1. This is a revision by Judgmeat-debtor-1 against the order dated 20-7-1984 passed by the Munsiff, Ankola, in Execution Case No. 17/1981 ordering Judgment-debtors-1 to 3 to pay the decretal amount in three equal monthly instalments and on failure to pay the decretal amount as directed, Judgment-debtors-1 and 2 shall be kept in civil prison for 15 days.

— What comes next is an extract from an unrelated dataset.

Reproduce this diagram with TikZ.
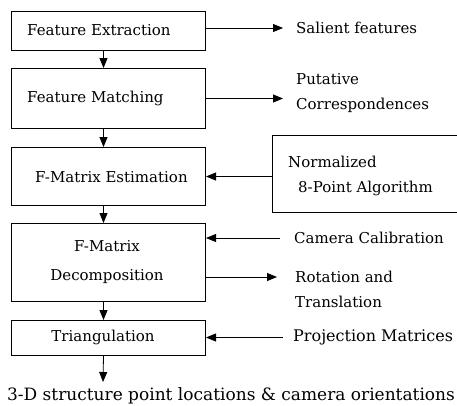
\documentclass[tikz,border=0pt]{standalone}
\usepackage{fontspec}
\setmainfont{DejaVu Serif}
\usetikzlibrary{arrows.meta,calc}
\begin{document}
\begin{tikzpicture}[x=1pt,y=-1pt,
  box/.style={draw, line width=1pt, inner sep=0pt, anchor=north west},
  arr/.style={-{Triangle[length=10pt,width=8pt]}, line width=0.8pt},
  txt/.style={font=\fontsize{15}{25}\selectfont, inner sep=0pt},
  lbl/.style={txt, anchor=west, align=left}]
\useasboundingbox (0,0) rectangle (457,405);
% main boxes
\node[box, minimum width=194pt, minimum height=39pt] (b1) at (11,11) {};
\node[box, minimum width=194pt, minimum height=60pt] (b2) at (11,68) {};
\node[box, minimum width=194pt, minimum height=58pt] (b3) at (11,147) {};
\node[box, minimum width=194pt, minimum height=78pt] (b4) at (11,223) {};
\node[box, minimum width=194pt, minimum height=35pt] (b5) at (11,320) {};
% box texts
\node[txt, anchor=west] (t1) at (27,30) {Feature Extraction};
\node[txt, anchor=west] (t2) at (27,98) {Feature Matching};
\node[txt, anchor=west] (t3) at (35,177) {F-Matrix Estimation};
\node[txt, align=center, font=\fontsize{15}{29}\selectfont] (t4) at (107,262.5) {F-Matrix\\Decomposition};
\node[txt] (t5) at (103,337.5) {Triangulation};
% right side
\node[lbl] (s1) at (296,28) {Salient features};
\node[lbl] (s2) at (296,93.5) {Putative\\Correspondences};
\node[box, minimum width=190pt, minimum height=77pt] (nb) at (272,135) {};
\node[lbl] (s3) at (288,176) {Normalized\\\hspace{10pt}8-Point Algorithm};
\node[lbl] (s4) at (294,238) {Camera Calibration};
\node[lbl] (s5) at (295,289.5) {Rotation and\\Translation};
\node[lbl, font=\fontsize{16}{25}\selectfont] (s6) at (293,337.5) {Projection Matrices};
\node[txt, font=\fontsize{17}{25}\selectfont] (s7) at (231,396) {3-D structure point locations \& camera orientations};
\coordinate (end) at (103,382);
% vertical arrows
\draw[arr] ([xshift=-5pt]b1.south) -- ([xshift=-5pt]b2.north);
\draw[arr] ([xshift=-5pt]b2.south) -- ([xshift=-5pt]b3.north);
\draw[arr] ([xshift=-5pt]b3.south) -- ([xshift=-5pt]b4.north);
\draw[arr] ([xshift=-5pt]b4.south) -- ([xshift=-5pt]b5.north);
\draw[arr] ([xshift=-5pt]b5.south) -- (end);
% horizontal arrows
\draw[arr, shorten >=13pt] (b1.east |- s1.west) -- (s1.west);
\draw[arr, shorten >=13pt] (b2.east) -- (b2.east -| s2.west);
\draw[arr] (nb.west |- b3.east) -- (b3.east);
\draw[arr, shorten <=14pt] (s4.west) -- (s4.west -| b4.east);
\draw[arr, shorten >=18pt] ($(b4.east |- s5.west)+(0,-12.5)$) -- ($(s5.west)+(0,-12.5)$);
\draw[arr, shorten <=10pt] (s6.west) -- (s6.west -| b5.east);
\end{tikzpicture}
\end{document}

2. The learned Counsel Shri Ramachandra submitted that the Execution Petition had been signed and verified by the Counsel for the decree holder and that it was not signed and verified as required by Order 21 Rule 11(2) C.P.C. Order 21 Rule 11 (2) C.P.C. reads as :--
'Save as otherwise provided by Sub-rule (1), every application for the execution of a decree shall be in writing, signed and verified by the applicant, or by some other person proved to the satisfaction of the Court to be acquainted with the facts of the case, and shall contain in a tabular form the following particulars, etc., etc.'
Therefore the Execution Petition should be signed either by the decree holder or by some one else who is acquainted with the facts of the case. The learned author Shri Mulla in his Civil Procedure Code, 14th Edition, on page 1373 has stated as :-
'It may therefore be verified by a person who holds a general power of attorney from the decree-holder, notwithstanding that the decree-holder may be residing within the jurisdiction of the Court, Where the application is made by a person, other than the decree holder, all that is necessary is that the Court should be satisfied that such person is acquainted with the facts of the case.'
The lawyer engaged cannot be said to be a person acquainted with the facts of the case. At the most he would have derived the knowledge from his client. He cannot be considered to be a person having personal knowledge in the matter. Therefore the lawyer, in my opinion, will not come within the phraseology 'by some other person proved to the satisfaction of the Court to be acquainted with the facts of the case'. Therefore, the institution of the Execution Petition at its threshold itself is not in consonance with law. Further Rule 11A of Order 21 C.P.C. requires that whenever an application is made for the arrest and detention in prison of the Judgment-debtor, it shall state, or be accompanied by an affidavit stating the grounds on which arrest is applied for. Arrest is a very serious relief. It may not be proper unless the execution is supported by an affidavit, for the Court to consider the request for arrest and detention. Therefore the execution petition at its threshold suffers from serious infirmities and illegalities as pointed out above. Therefore whatever has taken place subsequent thereto, cannot be sustained in law at all.
3. Therefore the order impugned in this revision is set aside in entirety. The revision is allowed. The execution petition is sent back to the Court below for getting it verified by a competent person as mentioned in Order 21 Rule 11 (2) C.P.C. and for taking the affidavit of a person as laid down by Rule 11A of Order 21 C.P.C. The Court below after issuing notices to the parties or their advocates, may proceed with the matter in the light of the directions given above.